Start of PROVIDED MATERIAL

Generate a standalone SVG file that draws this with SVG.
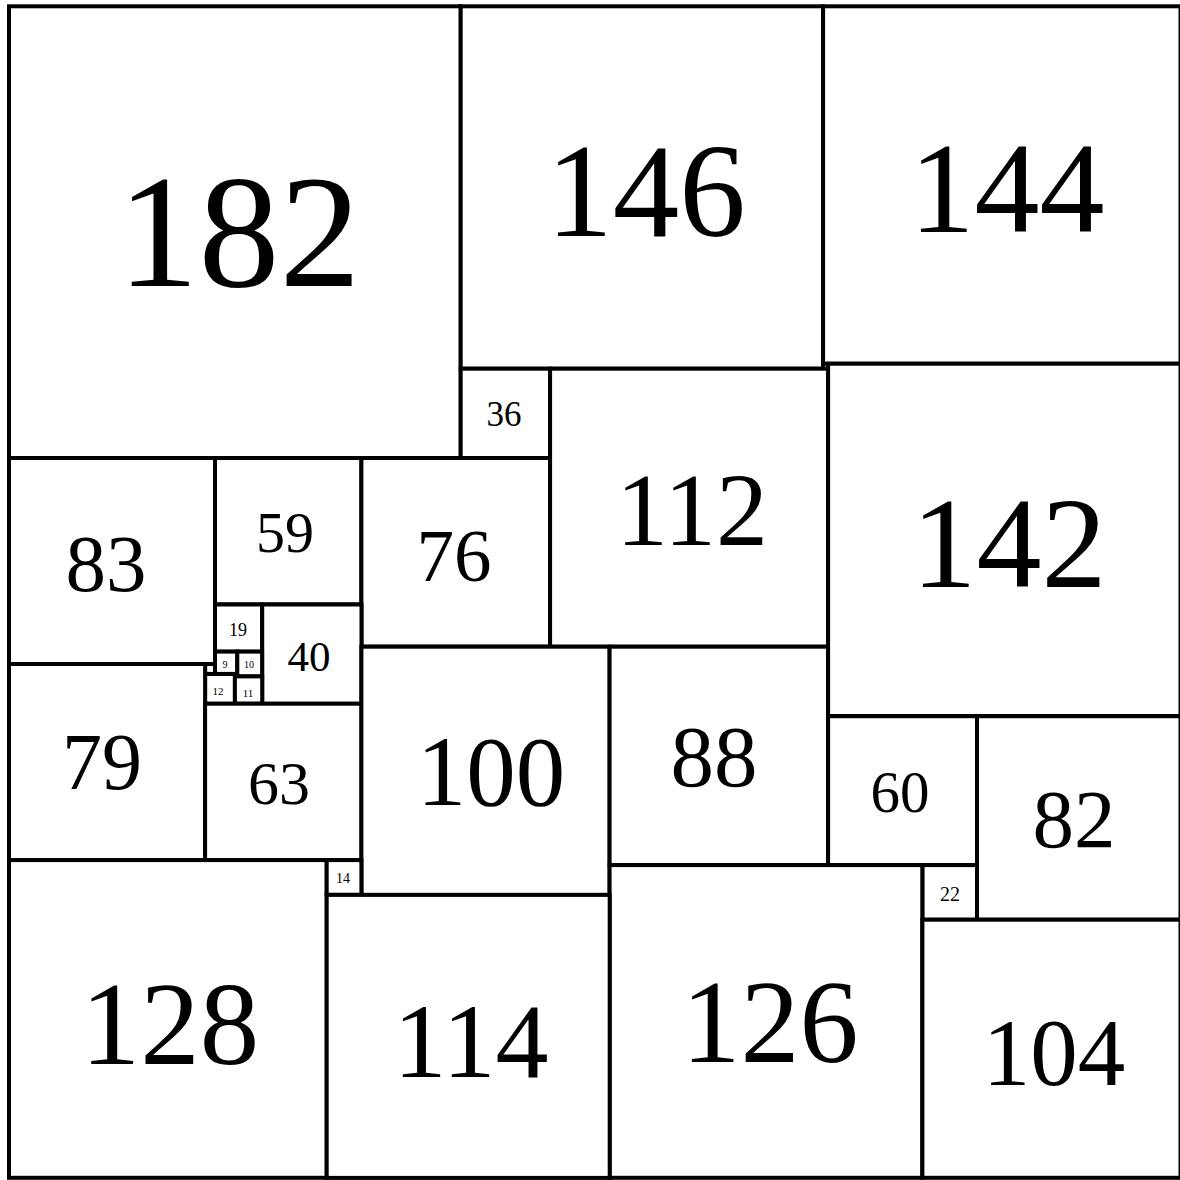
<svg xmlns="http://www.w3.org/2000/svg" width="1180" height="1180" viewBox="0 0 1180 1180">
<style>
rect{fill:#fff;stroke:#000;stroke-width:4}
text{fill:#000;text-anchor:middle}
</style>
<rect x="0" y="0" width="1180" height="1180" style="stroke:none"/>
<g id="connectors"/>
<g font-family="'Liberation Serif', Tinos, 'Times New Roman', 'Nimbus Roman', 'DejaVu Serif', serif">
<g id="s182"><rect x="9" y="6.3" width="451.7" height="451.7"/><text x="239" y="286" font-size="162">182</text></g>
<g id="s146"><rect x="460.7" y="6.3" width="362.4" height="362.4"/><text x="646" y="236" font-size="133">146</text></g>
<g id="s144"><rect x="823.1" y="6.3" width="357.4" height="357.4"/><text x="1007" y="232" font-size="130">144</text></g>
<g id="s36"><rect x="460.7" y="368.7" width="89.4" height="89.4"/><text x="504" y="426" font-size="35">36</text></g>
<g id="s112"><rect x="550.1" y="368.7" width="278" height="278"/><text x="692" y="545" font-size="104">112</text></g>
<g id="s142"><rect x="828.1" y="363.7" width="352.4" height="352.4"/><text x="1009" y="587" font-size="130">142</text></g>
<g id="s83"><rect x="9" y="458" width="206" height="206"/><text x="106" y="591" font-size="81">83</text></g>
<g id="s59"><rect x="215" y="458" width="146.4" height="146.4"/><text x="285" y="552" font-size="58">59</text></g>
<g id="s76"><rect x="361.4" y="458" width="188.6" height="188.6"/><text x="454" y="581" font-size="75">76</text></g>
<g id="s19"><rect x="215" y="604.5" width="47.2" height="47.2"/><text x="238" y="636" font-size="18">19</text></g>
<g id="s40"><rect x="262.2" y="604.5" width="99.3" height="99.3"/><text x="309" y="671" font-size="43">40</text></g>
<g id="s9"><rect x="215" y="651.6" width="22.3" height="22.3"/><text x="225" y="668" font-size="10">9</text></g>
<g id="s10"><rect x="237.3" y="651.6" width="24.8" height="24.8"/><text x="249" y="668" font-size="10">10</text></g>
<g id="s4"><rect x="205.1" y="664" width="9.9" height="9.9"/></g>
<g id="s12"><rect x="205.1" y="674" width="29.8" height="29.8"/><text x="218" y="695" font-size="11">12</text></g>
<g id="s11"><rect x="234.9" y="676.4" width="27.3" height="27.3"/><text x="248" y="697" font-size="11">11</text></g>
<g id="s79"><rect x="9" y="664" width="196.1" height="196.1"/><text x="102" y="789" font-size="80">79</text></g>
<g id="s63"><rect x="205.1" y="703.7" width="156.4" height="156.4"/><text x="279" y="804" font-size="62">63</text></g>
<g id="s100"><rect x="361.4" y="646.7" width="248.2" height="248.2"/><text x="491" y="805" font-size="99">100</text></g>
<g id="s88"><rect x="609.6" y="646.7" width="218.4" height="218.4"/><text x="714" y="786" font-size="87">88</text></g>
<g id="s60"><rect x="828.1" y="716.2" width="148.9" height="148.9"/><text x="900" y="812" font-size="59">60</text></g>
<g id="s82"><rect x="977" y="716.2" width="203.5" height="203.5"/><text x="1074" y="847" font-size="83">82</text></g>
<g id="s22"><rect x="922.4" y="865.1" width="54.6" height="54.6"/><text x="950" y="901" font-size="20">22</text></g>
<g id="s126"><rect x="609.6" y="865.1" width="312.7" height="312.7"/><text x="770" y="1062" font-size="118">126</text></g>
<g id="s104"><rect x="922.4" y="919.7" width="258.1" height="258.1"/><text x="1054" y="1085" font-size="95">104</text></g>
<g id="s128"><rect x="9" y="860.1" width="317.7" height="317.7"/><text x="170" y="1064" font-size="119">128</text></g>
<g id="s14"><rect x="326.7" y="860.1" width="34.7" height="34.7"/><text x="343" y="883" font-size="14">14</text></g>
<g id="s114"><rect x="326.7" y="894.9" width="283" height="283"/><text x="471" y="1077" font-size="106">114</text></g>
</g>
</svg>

End of PROVIDED MATERIAL

### INSTRUCTIONS TO FOLLOW:
Print out the whole of the material word for word, without pictures.

### RESULT:
Generate a standalone SVG file that draws this with SVG.
<svg xmlns="http://www.w3.org/2000/svg" width="1180" height="1180" viewBox="0 0 1180 1180">
<style>
rect{fill:#fff;stroke:#000;stroke-width:4}
text{fill:#000;text-anchor:middle}
</style>
<rect x="0" y="0" width="1180" height="1180" style="stroke:none"/>
<g id="connectors"/>
<g font-family="'Liberation Serif', Tinos, 'Times New Roman', 'Nimbus Roman', 'DejaVu Serif', serif">
<g id="s182"><rect x="9" y="6.3" width="451.7" height="451.7"/><text x="239" y="286" font-size="162">182</text></g>
<g id="s146"><rect x="460.7" y="6.3" width="362.4" height="362.4"/><text x="646" y="236" font-size="133">146</text></g>
<g id="s144"><rect x="823.1" y="6.3" width="357.4" height="357.4"/><text x="1007" y="232" font-size="130">144</text></g>
<g id="s36"><rect x="460.7" y="368.7" width="89.4" height="89.4"/><text x="504" y="426" font-size="35">36</text></g>
<g id="s112"><rect x="550.1" y="368.7" width="278" height="278"/><text x="692" y="545" font-size="104">112</text></g>
<g id="s142"><rect x="828.1" y="363.7" width="352.4" height="352.4"/><text x="1009" y="587" font-size="130">142</text></g>
<g id="s83"><rect x="9" y="458" width="206" height="206"/><text x="106" y="591" font-size="81">83</text></g>
<g id="s59"><rect x="215" y="458" width="146.4" height="146.4"/><text x="285" y="552" font-size="58">59</text></g>
<g id="s76"><rect x="361.4" y="458" width="188.6" height="188.6"/><text x="454" y="581" font-size="75">76</text></g>
<g id="s19"><rect x="215" y="604.5" width="47.2" height="47.2"/><text x="238" y="636" font-size="18">19</text></g>
<g id="s40"><rect x="262.2" y="604.5" width="99.3" height="99.3"/><text x="309" y="671" font-size="43">40</text></g>
<g id="s9"><rect x="215" y="651.6" width="22.3" height="22.3"/><text x="225" y="668" font-size="10">9</text></g>
<g id="s10"><rect x="237.3" y="651.6" width="24.8" height="24.8"/><text x="249" y="668" font-size="10">10</text></g>
<g id="s4"><rect x="205.1" y="664" width="9.9" height="9.9"/></g>
<g id="s12"><rect x="205.1" y="674" width="29.8" height="29.8"/><text x="218" y="695" font-size="11">12</text></g>
<g id="s11"><rect x="234.9" y="676.4" width="27.3" height="27.3"/><text x="248" y="697" font-size="11">11</text></g>
<g id="s79"><rect x="9" y="664" width="196.1" height="196.1"/><text x="102" y="789" font-size="80">79</text></g>
<g id="s63"><rect x="205.1" y="703.7" width="156.4" height="156.4"/><text x="279" y="804" font-size="62">63</text></g>
<g id="s100"><rect x="361.4" y="646.7" width="248.2" height="248.2"/><text x="491" y="805" font-size="99">100</text></g>
<g id="s88"><rect x="609.6" y="646.7" width="218.4" height="218.4"/><text x="714" y="786" font-size="87">88</text></g>
<g id="s60"><rect x="828.1" y="716.2" width="148.9" height="148.9"/><text x="900" y="812" font-size="59">60</text></g>
<g id="s82"><rect x="977" y="716.2" width="203.5" height="203.5"/><text x="1074" y="847" font-size="83">82</text></g>
<g id="s22"><rect x="922.4" y="865.1" width="54.6" height="54.6"/><text x="950" y="901" font-size="20">22</text></g>
<g id="s126"><rect x="609.6" y="865.1" width="312.7" height="312.7"/><text x="770" y="1062" font-size="118">126</text></g>
<g id="s104"><rect x="922.4" y="919.7" width="258.1" height="258.1"/><text x="1054" y="1085" font-size="95">104</text></g>
<g id="s128"><rect x="9" y="860.1" width="317.7" height="317.7"/><text x="170" y="1064" font-size="119">128</text></g>
<g id="s14"><rect x="326.7" y="860.1" width="34.7" height="34.7"/><text x="343" y="883" font-size="14">14</text></g>
<g id="s114"><rect x="326.7" y="894.9" width="283" height="283"/><text x="471" y="1077" font-size="106">114</text></g>
</g>
</svg>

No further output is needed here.